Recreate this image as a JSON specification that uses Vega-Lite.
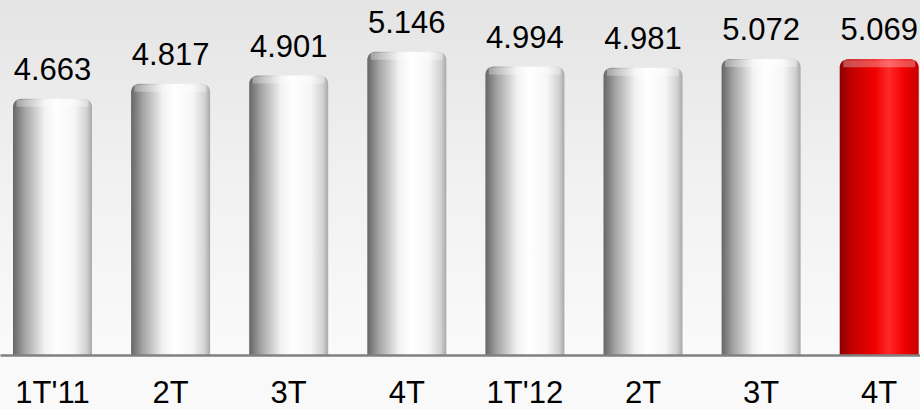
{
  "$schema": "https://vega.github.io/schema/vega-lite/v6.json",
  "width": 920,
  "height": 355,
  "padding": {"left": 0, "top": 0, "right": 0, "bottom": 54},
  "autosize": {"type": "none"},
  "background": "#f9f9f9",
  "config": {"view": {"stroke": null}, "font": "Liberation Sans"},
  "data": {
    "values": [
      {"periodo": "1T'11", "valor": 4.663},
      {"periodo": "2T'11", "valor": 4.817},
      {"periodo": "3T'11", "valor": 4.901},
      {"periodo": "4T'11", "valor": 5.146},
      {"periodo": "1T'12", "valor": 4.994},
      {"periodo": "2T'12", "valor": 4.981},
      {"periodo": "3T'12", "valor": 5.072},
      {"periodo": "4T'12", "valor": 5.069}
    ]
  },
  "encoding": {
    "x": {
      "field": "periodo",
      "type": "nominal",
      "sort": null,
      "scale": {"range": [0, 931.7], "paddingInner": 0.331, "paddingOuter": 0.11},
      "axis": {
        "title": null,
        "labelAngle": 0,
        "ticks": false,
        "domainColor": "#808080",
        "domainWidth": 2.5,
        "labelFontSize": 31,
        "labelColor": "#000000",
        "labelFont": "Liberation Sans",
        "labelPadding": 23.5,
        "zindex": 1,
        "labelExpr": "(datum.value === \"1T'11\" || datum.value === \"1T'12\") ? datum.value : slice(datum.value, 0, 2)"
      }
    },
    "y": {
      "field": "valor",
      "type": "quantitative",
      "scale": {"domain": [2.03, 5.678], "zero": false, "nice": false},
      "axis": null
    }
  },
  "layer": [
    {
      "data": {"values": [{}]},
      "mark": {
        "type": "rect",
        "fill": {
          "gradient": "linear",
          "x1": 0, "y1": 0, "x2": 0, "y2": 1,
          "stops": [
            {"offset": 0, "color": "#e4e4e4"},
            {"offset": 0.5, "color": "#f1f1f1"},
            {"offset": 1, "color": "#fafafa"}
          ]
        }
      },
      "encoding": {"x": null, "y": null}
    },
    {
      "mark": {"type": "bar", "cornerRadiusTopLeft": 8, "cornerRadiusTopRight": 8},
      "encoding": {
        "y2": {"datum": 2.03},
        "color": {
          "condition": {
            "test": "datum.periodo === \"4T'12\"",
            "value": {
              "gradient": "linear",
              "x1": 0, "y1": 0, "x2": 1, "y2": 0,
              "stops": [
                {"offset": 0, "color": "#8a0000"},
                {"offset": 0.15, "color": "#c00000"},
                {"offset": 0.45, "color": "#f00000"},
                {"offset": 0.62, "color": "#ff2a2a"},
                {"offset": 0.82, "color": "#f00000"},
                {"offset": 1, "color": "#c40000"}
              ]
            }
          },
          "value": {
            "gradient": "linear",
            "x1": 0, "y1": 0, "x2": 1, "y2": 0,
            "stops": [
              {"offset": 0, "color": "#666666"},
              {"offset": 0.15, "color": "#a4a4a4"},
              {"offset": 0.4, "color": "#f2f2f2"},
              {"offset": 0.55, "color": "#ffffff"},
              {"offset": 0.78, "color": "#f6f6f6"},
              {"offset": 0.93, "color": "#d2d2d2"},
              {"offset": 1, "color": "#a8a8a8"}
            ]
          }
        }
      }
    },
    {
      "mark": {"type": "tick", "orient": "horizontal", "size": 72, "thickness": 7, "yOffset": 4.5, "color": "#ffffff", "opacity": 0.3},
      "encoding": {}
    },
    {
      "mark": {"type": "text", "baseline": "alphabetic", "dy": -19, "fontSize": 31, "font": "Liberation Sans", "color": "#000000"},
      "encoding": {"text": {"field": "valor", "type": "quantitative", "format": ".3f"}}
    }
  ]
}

Aim of the task:
Transcribe the material as is, with images omitted.

Answer:
Recreate this image as a JSON specification that uses Vega-Lite.
{
  "$schema": "https://vega.github.io/schema/vega-lite/v6.json",
  "width": 920,
  "height": 355,
  "padding": {"left": 0, "top": 0, "right": 0, "bottom": 54},
  "autosize": {"type": "none"},
  "background": "#f9f9f9",
  "config": {"view": {"stroke": null}, "font": "Liberation Sans"},
  "data": {
    "values": [
      {"periodo": "1T'11", "valor": 4.663},
      {"periodo": "2T'11", "valor": 4.817},
      {"periodo": "3T'11", "valor": 4.901},
      {"periodo": "4T'11", "valor": 5.146},
      {"periodo": "1T'12", "valor": 4.994},
      {"periodo": "2T'12", "valor": 4.981},
      {"periodo": "3T'12", "valor": 5.072},
      {"periodo": "4T'12", "valor": 5.069}
    ]
  },
  "encoding": {
    "x": {
      "field": "periodo",
      "type": "nominal",
      "sort": null,
      "scale": {"range": [0, 931.7], "paddingInner": 0.331, "paddingOuter": 0.11},
      "axis": {
        "title": null,
        "labelAngle": 0,
        "ticks": false,
        "domainColor": "#808080",
        "domainWidth": 2.5,
        "labelFontSize": 31,
        "labelColor": "#000000",
        "labelFont": "Liberation Sans",
        "labelPadding": 23.5,
        "zindex": 1,
        "labelExpr": "(datum.value === \"1T'11\" || datum.value === \"1T'12\") ? datum.value : slice(datum.value, 0, 2)"
      }
    },
    "y": {
      "field": "valor",
      "type": "quantitative",
      "scale": {"domain": [2.03, 5.678], "zero": false, "nice": false},
      "axis": null
    }
  },
  "layer": [
    {
      "data": {"values": [{}]},
      "mark": {
        "type": "rect",
        "fill": {
          "gradient": "linear",
          "x1": 0, "y1": 0, "x2": 0, "y2": 1,
          "stops": [
            {"offset": 0, "color": "#e4e4e4"},
            {"offset": 0.5, "color": "#f1f1f1"},
            {"offset": 1, "color": "#fafafa"}
          ]
        }
      },
      "encoding": {"x": null, "y": null}
    },
    {
      "mark": {"type": "bar", "cornerRadiusTopLeft": 8, "cornerRadiusTopRight": 8},
      "encoding": {
        "y2": {"datum": 2.03},
        "color": {
          "condition": {
            "test": "datum.periodo === \"4T'12\"",
            "value": {
              "gradient": "linear",
              "x1": 0, "y1": 0, "x2": 1, "y2": 0,
              "stops": [
                {"offset": 0, "color": "#8a0000"},
                {"offset": 0.15, "color": "#c00000"},
                {"offset": 0.45, "color": "#f00000"},
                {"offset": 0.62, "color": "#ff2a2a"},
                {"offset": 0.82, "color": "#f00000"},
                {"offset": 1, "color": "#c40000"}
              ]
            }
          },
          "value": {
            "gradient": "linear",
            "x1": 0, "y1": 0, "x2": 1, "y2": 0,
            "stops": [
              {"offset": 0, "color": "#666666"},
              {"offset": 0.15, "color": "#a4a4a4"},
              {"offset": 0.4, "color": "#f2f2f2"},
              {"offset": 0.55, "color": "#ffffff"},
              {"offset": 0.78, "color": "#f6f6f6"},
              {"offset": 0.93, "color": "#d2d2d2"},
              {"offset": 1, "color": "#a8a8a8"}
            ]
          }
        }
      }
    },
    {
      "mark": {"type": "tick", "orient": "horizontal", "size": 72, "thickness": 7, "yOffset": 4.5, "color": "#ffffff", "opacity": 0.3},
      "encoding": {}
    },
    {
      "mark": {"type": "text", "baseline": "alphabetic", "dy": -19, "fontSize": 31, "font": "Liberation Sans", "color": "#000000"},
      "encoding": {"text": {"field": "valor", "type": "quantitative", "format": ".3f"}}
    }
  ]
}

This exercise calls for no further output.